──────── SOURCE DATA

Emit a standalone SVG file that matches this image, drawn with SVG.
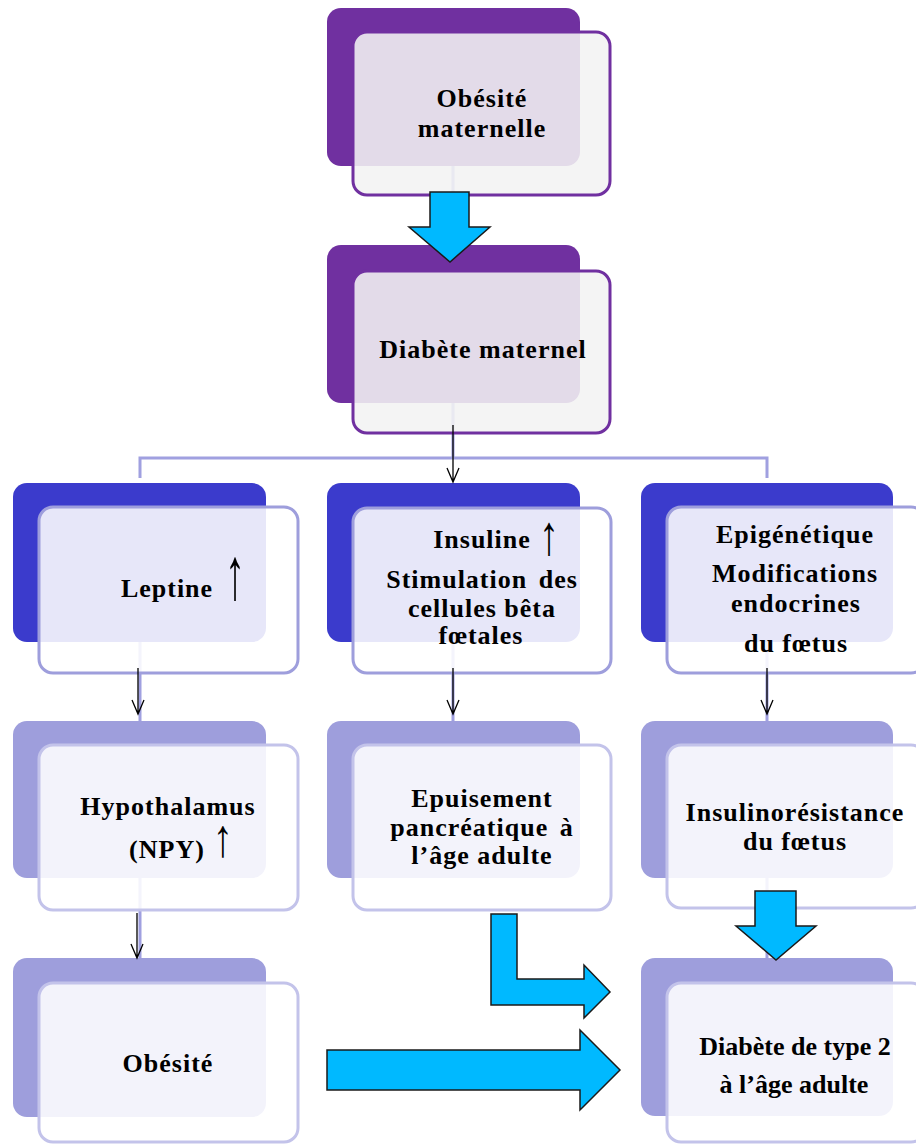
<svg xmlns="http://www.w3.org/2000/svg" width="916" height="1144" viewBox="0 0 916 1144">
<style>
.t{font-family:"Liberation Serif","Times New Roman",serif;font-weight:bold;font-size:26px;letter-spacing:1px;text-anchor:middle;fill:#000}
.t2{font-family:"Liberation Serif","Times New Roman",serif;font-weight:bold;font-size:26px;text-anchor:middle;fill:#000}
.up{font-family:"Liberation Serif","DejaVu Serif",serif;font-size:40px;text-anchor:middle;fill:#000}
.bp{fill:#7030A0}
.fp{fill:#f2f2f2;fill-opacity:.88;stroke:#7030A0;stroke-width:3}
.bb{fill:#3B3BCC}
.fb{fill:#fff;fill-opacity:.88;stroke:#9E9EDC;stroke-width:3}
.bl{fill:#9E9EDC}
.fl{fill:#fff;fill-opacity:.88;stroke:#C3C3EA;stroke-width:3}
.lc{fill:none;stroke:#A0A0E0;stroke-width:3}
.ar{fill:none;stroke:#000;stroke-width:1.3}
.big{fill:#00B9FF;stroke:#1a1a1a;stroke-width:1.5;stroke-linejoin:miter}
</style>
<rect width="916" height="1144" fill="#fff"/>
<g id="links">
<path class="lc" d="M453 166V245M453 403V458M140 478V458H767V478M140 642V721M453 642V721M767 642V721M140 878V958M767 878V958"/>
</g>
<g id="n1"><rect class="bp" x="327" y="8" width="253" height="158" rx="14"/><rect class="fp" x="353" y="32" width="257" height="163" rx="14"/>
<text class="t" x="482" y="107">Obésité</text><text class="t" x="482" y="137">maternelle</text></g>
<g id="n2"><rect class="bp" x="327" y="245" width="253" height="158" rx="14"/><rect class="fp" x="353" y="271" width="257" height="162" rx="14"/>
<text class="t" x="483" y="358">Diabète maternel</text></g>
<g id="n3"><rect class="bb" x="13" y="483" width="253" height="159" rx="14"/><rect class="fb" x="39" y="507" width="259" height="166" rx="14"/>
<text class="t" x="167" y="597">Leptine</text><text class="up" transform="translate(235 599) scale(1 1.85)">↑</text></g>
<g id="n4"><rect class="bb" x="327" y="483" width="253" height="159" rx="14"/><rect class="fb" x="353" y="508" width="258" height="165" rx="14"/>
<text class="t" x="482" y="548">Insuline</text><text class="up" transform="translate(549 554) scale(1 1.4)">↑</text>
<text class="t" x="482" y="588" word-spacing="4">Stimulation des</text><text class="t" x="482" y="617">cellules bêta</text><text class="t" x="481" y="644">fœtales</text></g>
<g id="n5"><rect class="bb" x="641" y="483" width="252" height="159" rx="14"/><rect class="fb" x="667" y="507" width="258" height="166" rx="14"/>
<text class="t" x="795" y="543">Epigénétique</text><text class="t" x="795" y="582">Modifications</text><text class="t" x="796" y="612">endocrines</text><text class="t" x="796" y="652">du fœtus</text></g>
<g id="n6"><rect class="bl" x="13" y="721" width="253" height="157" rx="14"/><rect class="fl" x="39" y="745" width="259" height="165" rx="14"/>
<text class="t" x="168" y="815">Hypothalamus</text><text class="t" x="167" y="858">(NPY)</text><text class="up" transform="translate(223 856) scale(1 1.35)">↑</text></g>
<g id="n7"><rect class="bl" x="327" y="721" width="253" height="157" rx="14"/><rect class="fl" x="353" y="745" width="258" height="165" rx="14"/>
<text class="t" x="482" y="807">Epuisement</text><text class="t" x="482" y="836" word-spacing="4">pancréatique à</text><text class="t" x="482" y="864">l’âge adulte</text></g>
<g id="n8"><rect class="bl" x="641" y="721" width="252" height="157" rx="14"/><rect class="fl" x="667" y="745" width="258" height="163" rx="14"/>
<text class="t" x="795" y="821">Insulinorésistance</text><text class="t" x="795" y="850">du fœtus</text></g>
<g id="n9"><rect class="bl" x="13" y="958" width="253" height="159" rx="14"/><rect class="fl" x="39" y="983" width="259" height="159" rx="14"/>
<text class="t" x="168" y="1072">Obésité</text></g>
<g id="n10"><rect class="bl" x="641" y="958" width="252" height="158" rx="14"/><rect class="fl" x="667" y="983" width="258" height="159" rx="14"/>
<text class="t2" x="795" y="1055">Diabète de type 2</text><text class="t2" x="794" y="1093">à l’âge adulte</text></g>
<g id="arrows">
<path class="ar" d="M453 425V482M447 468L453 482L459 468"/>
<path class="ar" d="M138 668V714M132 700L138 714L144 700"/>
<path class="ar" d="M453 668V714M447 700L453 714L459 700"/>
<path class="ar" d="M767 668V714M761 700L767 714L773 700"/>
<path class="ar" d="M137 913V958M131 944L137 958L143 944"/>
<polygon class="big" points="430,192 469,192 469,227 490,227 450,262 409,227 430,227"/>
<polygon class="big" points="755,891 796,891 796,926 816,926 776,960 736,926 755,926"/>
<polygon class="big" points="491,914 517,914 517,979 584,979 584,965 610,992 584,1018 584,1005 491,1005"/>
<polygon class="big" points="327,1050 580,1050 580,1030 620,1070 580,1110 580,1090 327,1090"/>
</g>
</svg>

────────────────

TASK GOAL
Copy each line above precisely, dropping the pictures.

TASK SOLUTION
Emit a standalone SVG file that matches this image, drawn with SVG.
<svg xmlns="http://www.w3.org/2000/svg" width="916" height="1144" viewBox="0 0 916 1144">
<style>
.t{font-family:"Liberation Serif","Times New Roman",serif;font-weight:bold;font-size:26px;letter-spacing:1px;text-anchor:middle;fill:#000}
.t2{font-family:"Liberation Serif","Times New Roman",serif;font-weight:bold;font-size:26px;text-anchor:middle;fill:#000}
.up{font-family:"Liberation Serif","DejaVu Serif",serif;font-size:40px;text-anchor:middle;fill:#000}
.bp{fill:#7030A0}
.fp{fill:#f2f2f2;fill-opacity:.88;stroke:#7030A0;stroke-width:3}
.bb{fill:#3B3BCC}
.fb{fill:#fff;fill-opacity:.88;stroke:#9E9EDC;stroke-width:3}
.bl{fill:#9E9EDC}
.fl{fill:#fff;fill-opacity:.88;stroke:#C3C3EA;stroke-width:3}
.lc{fill:none;stroke:#A0A0E0;stroke-width:3}
.ar{fill:none;stroke:#000;stroke-width:1.3}
.big{fill:#00B9FF;stroke:#1a1a1a;stroke-width:1.5;stroke-linejoin:miter}
</style>
<rect width="916" height="1144" fill="#fff"/>
<g id="links">
<path class="lc" d="M453 166V245M453 403V458M140 478V458H767V478M140 642V721M453 642V721M767 642V721M140 878V958M767 878V958"/>
</g>
<g id="n1"><rect class="bp" x="327" y="8" width="253" height="158" rx="14"/><rect class="fp" x="353" y="32" width="257" height="163" rx="14"/>
<text class="t" x="482" y="107">Obésité</text><text class="t" x="482" y="137">maternelle</text></g>
<g id="n2"><rect class="bp" x="327" y="245" width="253" height="158" rx="14"/><rect class="fp" x="353" y="271" width="257" height="162" rx="14"/>
<text class="t" x="483" y="358">Diabète maternel</text></g>
<g id="n3"><rect class="bb" x="13" y="483" width="253" height="159" rx="14"/><rect class="fb" x="39" y="507" width="259" height="166" rx="14"/>
<text class="t" x="167" y="597">Leptine</text><text class="up" transform="translate(235 599) scale(1 1.85)">↑</text></g>
<g id="n4"><rect class="bb" x="327" y="483" width="253" height="159" rx="14"/><rect class="fb" x="353" y="508" width="258" height="165" rx="14"/>
<text class="t" x="482" y="548">Insuline</text><text class="up" transform="translate(549 554) scale(1 1.4)">↑</text>
<text class="t" x="482" y="588" word-spacing="4">Stimulation des</text><text class="t" x="482" y="617">cellules bêta</text><text class="t" x="481" y="644">fœtales</text></g>
<g id="n5"><rect class="bb" x="641" y="483" width="252" height="159" rx="14"/><rect class="fb" x="667" y="507" width="258" height="166" rx="14"/>
<text class="t" x="795" y="543">Epigénétique</text><text class="t" x="795" y="582">Modifications</text><text class="t" x="796" y="612">endocrines</text><text class="t" x="796" y="652">du fœtus</text></g>
<g id="n6"><rect class="bl" x="13" y="721" width="253" height="157" rx="14"/><rect class="fl" x="39" y="745" width="259" height="165" rx="14"/>
<text class="t" x="168" y="815">Hypothalamus</text><text class="t" x="167" y="858">(NPY)</text><text class="up" transform="translate(223 856) scale(1 1.35)">↑</text></g>
<g id="n7"><rect class="bl" x="327" y="721" width="253" height="157" rx="14"/><rect class="fl" x="353" y="745" width="258" height="165" rx="14"/>
<text class="t" x="482" y="807">Epuisement</text><text class="t" x="482" y="836" word-spacing="4">pancréatique à</text><text class="t" x="482" y="864">l’âge adulte</text></g>
<g id="n8"><rect class="bl" x="641" y="721" width="252" height="157" rx="14"/><rect class="fl" x="667" y="745" width="258" height="163" rx="14"/>
<text class="t" x="795" y="821">Insulinorésistance</text><text class="t" x="795" y="850">du fœtus</text></g>
<g id="n9"><rect class="bl" x="13" y="958" width="253" height="159" rx="14"/><rect class="fl" x="39" y="983" width="259" height="159" rx="14"/>
<text class="t" x="168" y="1072">Obésité</text></g>
<g id="n10"><rect class="bl" x="641" y="958" width="252" height="158" rx="14"/><rect class="fl" x="667" y="983" width="258" height="159" rx="14"/>
<text class="t2" x="795" y="1055">Diabète de type 2</text><text class="t2" x="794" y="1093">à l’âge adulte</text></g>
<g id="arrows">
<path class="ar" d="M453 425V482M447 468L453 482L459 468"/>
<path class="ar" d="M138 668V714M132 700L138 714L144 700"/>
<path class="ar" d="M453 668V714M447 700L453 714L459 700"/>
<path class="ar" d="M767 668V714M761 700L767 714L773 700"/>
<path class="ar" d="M137 913V958M131 944L137 958L143 944"/>
<polygon class="big" points="430,192 469,192 469,227 490,227 450,262 409,227 430,227"/>
<polygon class="big" points="755,891 796,891 796,926 816,926 776,960 736,926 755,926"/>
<polygon class="big" points="491,914 517,914 517,979 584,979 584,965 610,992 584,1018 584,1005 491,1005"/>
<polygon class="big" points="327,1050 580,1050 580,1030 620,1070 580,1110 580,1090 327,1090"/>
</g>
</svg>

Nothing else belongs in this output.